Instructions to follow:
Go through the material and write it all out exactly, minus the pictures.

# Information given start

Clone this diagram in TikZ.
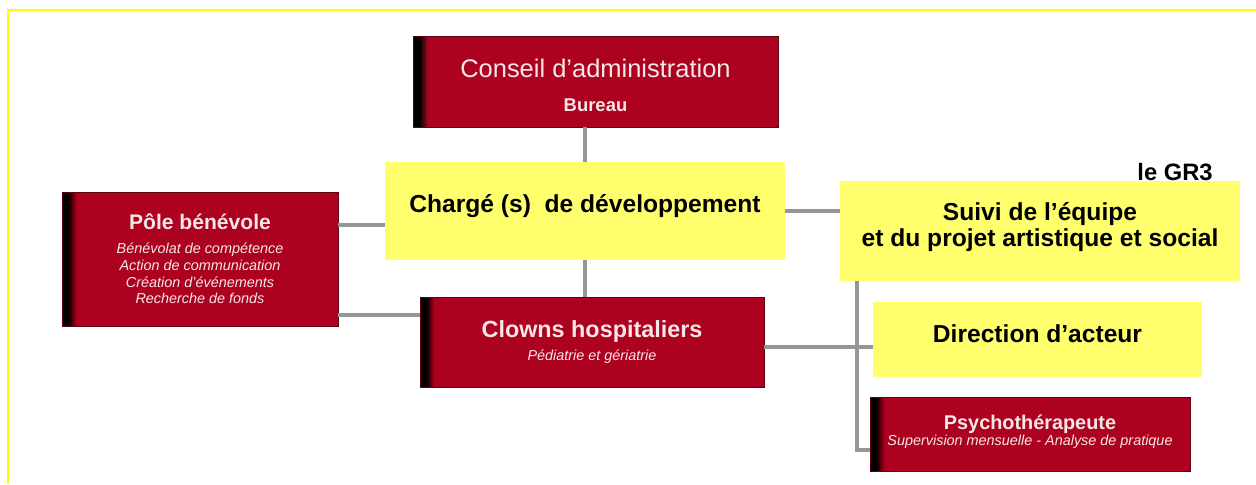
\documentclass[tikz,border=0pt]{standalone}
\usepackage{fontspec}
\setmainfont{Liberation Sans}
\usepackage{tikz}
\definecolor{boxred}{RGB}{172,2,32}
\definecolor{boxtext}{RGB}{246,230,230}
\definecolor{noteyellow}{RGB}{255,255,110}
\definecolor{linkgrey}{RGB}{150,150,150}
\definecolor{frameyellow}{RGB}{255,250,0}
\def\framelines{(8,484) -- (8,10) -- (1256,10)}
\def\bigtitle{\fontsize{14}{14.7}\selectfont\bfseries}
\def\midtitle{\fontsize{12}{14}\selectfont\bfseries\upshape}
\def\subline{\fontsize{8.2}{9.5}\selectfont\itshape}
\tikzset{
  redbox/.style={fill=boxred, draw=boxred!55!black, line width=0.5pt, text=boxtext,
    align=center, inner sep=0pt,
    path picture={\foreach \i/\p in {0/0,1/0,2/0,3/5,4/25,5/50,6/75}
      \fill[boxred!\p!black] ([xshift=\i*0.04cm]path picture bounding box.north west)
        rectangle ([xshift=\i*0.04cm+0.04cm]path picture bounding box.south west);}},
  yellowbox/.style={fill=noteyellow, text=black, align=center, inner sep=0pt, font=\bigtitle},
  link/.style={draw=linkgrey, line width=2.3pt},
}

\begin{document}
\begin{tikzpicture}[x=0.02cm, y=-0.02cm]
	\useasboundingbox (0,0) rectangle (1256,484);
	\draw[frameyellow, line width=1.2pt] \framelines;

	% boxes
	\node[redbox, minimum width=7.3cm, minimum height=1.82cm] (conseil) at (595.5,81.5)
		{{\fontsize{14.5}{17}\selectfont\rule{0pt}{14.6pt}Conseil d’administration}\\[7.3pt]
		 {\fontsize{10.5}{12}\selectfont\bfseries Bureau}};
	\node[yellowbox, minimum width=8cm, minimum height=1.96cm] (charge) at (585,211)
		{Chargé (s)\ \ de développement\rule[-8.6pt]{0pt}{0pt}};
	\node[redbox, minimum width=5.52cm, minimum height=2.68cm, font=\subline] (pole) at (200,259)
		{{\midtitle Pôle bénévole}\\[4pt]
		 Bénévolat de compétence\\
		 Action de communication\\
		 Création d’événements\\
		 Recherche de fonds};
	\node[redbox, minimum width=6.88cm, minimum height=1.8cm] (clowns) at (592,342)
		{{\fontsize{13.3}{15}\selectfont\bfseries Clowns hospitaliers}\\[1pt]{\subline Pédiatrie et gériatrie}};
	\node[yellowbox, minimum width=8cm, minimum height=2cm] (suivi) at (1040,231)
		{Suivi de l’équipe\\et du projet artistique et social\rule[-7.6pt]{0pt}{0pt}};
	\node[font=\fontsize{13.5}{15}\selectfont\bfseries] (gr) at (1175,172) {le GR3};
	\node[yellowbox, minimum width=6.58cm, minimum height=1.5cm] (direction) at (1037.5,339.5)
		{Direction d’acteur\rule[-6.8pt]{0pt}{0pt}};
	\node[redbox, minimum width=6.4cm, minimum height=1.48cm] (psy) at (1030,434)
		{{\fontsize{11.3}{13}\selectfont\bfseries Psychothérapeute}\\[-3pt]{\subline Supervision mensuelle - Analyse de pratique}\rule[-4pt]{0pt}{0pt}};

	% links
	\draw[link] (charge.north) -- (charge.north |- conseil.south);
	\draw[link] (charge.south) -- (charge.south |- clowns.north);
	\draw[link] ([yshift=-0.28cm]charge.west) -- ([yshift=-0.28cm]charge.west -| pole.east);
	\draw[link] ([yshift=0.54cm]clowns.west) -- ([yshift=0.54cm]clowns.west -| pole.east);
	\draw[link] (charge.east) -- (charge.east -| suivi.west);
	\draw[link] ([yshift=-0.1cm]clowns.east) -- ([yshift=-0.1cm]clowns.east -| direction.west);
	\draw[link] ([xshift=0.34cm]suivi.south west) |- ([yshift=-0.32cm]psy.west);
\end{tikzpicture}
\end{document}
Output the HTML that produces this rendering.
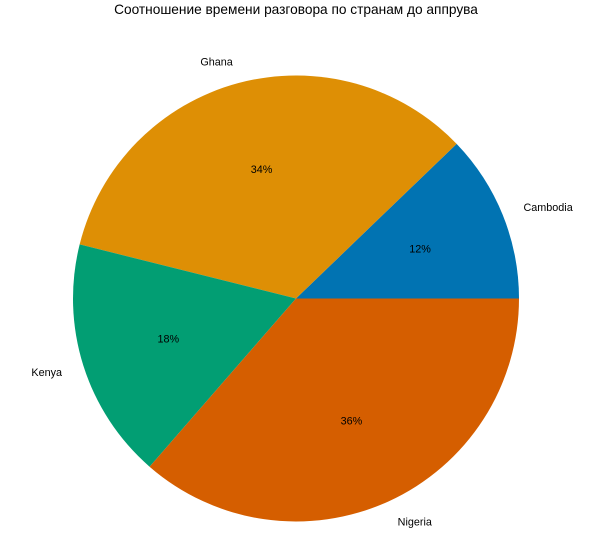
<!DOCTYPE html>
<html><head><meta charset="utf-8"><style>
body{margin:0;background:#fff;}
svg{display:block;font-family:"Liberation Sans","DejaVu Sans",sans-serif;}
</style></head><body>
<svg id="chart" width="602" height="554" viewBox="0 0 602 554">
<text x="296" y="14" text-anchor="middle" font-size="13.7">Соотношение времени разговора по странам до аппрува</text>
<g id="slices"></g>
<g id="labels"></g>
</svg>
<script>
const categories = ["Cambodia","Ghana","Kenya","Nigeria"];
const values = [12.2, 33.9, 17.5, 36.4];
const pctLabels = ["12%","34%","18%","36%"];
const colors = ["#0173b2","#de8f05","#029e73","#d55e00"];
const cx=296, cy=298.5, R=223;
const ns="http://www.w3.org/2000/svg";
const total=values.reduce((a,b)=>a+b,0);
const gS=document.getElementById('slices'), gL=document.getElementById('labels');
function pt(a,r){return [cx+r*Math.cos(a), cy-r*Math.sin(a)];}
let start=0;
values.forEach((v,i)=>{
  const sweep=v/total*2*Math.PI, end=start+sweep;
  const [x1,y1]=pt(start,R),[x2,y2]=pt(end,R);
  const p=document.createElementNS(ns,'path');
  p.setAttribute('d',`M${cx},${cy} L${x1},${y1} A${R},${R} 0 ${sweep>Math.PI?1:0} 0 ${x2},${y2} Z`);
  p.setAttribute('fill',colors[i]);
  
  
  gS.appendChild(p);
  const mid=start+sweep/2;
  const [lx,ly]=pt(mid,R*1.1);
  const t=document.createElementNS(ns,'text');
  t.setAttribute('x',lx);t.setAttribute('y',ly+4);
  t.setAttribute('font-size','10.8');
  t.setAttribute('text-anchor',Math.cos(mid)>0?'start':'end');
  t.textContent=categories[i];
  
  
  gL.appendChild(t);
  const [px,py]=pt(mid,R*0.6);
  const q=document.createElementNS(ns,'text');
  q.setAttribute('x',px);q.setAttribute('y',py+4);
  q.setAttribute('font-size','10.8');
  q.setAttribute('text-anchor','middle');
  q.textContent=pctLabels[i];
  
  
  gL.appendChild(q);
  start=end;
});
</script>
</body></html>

# Information given end

Full output:
Clone this diagram in TikZ.
\documentclass[tikz,border=0pt]{standalone}
\usepackage{fontspec}
\setmainfont{Liberation Sans}
\usepackage{tikz}
\definecolor{boxred}{RGB}{172,2,32}
\definecolor{boxtext}{RGB}{246,230,230}
\definecolor{noteyellow}{RGB}{255,255,110}
\definecolor{linkgrey}{RGB}{150,150,150}
\definecolor{frameyellow}{RGB}{255,250,0}
\def\framelines{(8,484) -- (8,10) -- (1256,10)}
\def\bigtitle{\fontsize{14}{14.7}\selectfont\bfseries}
\def\midtitle{\fontsize{12}{14}\selectfont\bfseries\upshape}
\def\subline{\fontsize{8.2}{9.5}\selectfont\itshape}
\tikzset{
  redbox/.style={fill=boxred, draw=boxred!55!black, line width=0.5pt, text=boxtext,
    align=center, inner sep=0pt,
    path picture={\foreach \i/\p in {0/0,1/0,2/0,3/5,4/25,5/50,6/75}
      \fill[boxred!\p!black] ([xshift=\i*0.04cm]path picture bounding box.north west)
        rectangle ([xshift=\i*0.04cm+0.04cm]path picture bounding box.south west);}},
  yellowbox/.style={fill=noteyellow, text=black, align=center, inner sep=0pt, font=\bigtitle},
  link/.style={draw=linkgrey, line width=2.3pt},
}

\begin{document}
\begin{tikzpicture}[x=0.02cm, y=-0.02cm]
	\useasboundingbox (0,0) rectangle (1256,484);
	\draw[frameyellow, line width=1.2pt] \framelines;

	% boxes
	\node[redbox, minimum width=7.3cm, minimum height=1.82cm] (conseil) at (595.5,81.5)
		{{\fontsize{14.5}{17}\selectfont\rule{0pt}{14.6pt}Conseil d’administration}\\[7.3pt]
		 {\fontsize{10.5}{12}\selectfont\bfseries Bureau}};
	\node[yellowbox, minimum width=8cm, minimum height=1.96cm] (charge) at (585,211)
		{Chargé (s)\ \ de développement\rule[-8.6pt]{0pt}{0pt}};
	\node[redbox, minimum width=5.52cm, minimum height=2.68cm, font=\subline] (pole) at (200,259)
		{{\midtitle Pôle bénévole}\\[4pt]
		 Bénévolat de compétence\\
		 Action de communication\\
		 Création d’événements\\
		 Recherche de fonds};
	\node[redbox, minimum width=6.88cm, minimum height=1.8cm] (clowns) at (592,342)
		{{\fontsize{13.3}{15}\selectfont\bfseries Clowns hospitaliers}\\[1pt]{\subline Pédiatrie et gériatrie}};
	\node[yellowbox, minimum width=8cm, minimum height=2cm] (suivi) at (1040,231)
		{Suivi de l’équipe\\et du projet artistique et social\rule[-7.6pt]{0pt}{0pt}};
	\node[font=\fontsize{13.5}{15}\selectfont\bfseries] (gr) at (1175,172) {le GR3};
	\node[yellowbox, minimum width=6.58cm, minimum height=1.5cm] (direction) at (1037.5,339.5)
		{Direction d’acteur\rule[-6.8pt]{0pt}{0pt}};
	\node[redbox, minimum width=6.4cm, minimum height=1.48cm] (psy) at (1030,434)
		{{\fontsize{11.3}{13}\selectfont\bfseries Psychothérapeute}\\[-3pt]{\subline Supervision mensuelle - Analyse de pratique}\rule[-4pt]{0pt}{0pt}};

	% links
	\draw[link] (charge.north) -- (charge.north |- conseil.south);
	\draw[link] (charge.south) -- (charge.south |- clowns.north);
	\draw[link] ([yshift=-0.28cm]charge.west) -- ([yshift=-0.28cm]charge.west -| pole.east);
	\draw[link] ([yshift=0.54cm]clowns.west) -- ([yshift=0.54cm]clowns.west -| pole.east);
	\draw[link] (charge.east) -- (charge.east -| suivi.west);
	\draw[link] ([yshift=-0.1cm]clowns.east) -- ([yshift=-0.1cm]clowns.east -| direction.west);
	\draw[link] ([xshift=0.34cm]suivi.south west) |- ([yshift=-0.32cm]psy.west);
\end{tikzpicture}
\end{document}
Output the HTML that produces this rendering.
<!DOCTYPE html>
<html><head><meta charset="utf-8"><style>
body{margin:0;background:#fff;}
svg{display:block;font-family:"Liberation Sans","DejaVu Sans",sans-serif;}
</style></head><body>
<svg id="chart" width="602" height="554" viewBox="0 0 602 554">
<text x="296" y="14" text-anchor="middle" font-size="13.7">Соотношение времени разговора по странам до аппрува</text>
<g id="slices"></g>
<g id="labels"></g>
</svg>
<script>
const categories = ["Cambodia","Ghana","Kenya","Nigeria"];
const values = [12.2, 33.9, 17.5, 36.4];
const pctLabels = ["12%","34%","18%","36%"];
const colors = ["#0173b2","#de8f05","#029e73","#d55e00"];
const cx=296, cy=298.5, R=223;
const ns="http://www.w3.org/2000/svg";
const total=values.reduce((a,b)=>a+b,0);
const gS=document.getElementById('slices'), gL=document.getElementById('labels');
function pt(a,r){return [cx+r*Math.cos(a), cy-r*Math.sin(a)];}
let start=0;
values.forEach((v,i)=>{
  const sweep=v/total*2*Math.PI, end=start+sweep;
  const [x1,y1]=pt(start,R),[x2,y2]=pt(end,R);
  const p=document.createElementNS(ns,'path');
  p.setAttribute('d',`M${cx},${cy} L${x1},${y1} A${R},${R} 0 ${sweep>Math.PI?1:0} 0 ${x2},${y2} Z`);
  p.setAttribute('fill',colors[i]);
  
  
  gS.appendChild(p);
  const mid=start+sweep/2;
  const [lx,ly]=pt(mid,R*1.1);
  const t=document.createElementNS(ns,'text');
  t.setAttribute('x',lx);t.setAttribute('y',ly+4);
  t.setAttribute('font-size','10.8');
  t.setAttribute('text-anchor',Math.cos(mid)>0?'start':'end');
  t.textContent=categories[i];
  
  
  gL.appendChild(t);
  const [px,py]=pt(mid,R*0.6);
  const q=document.createElementNS(ns,'text');
  q.setAttribute('x',px);q.setAttribute('y',py+4);
  q.setAttribute('font-size','10.8');
  q.setAttribute('text-anchor','middle');
  q.textContent=pctLabels[i];
  
  
  gL.appendChild(q);
  start=end;
});
</script>
</body></html>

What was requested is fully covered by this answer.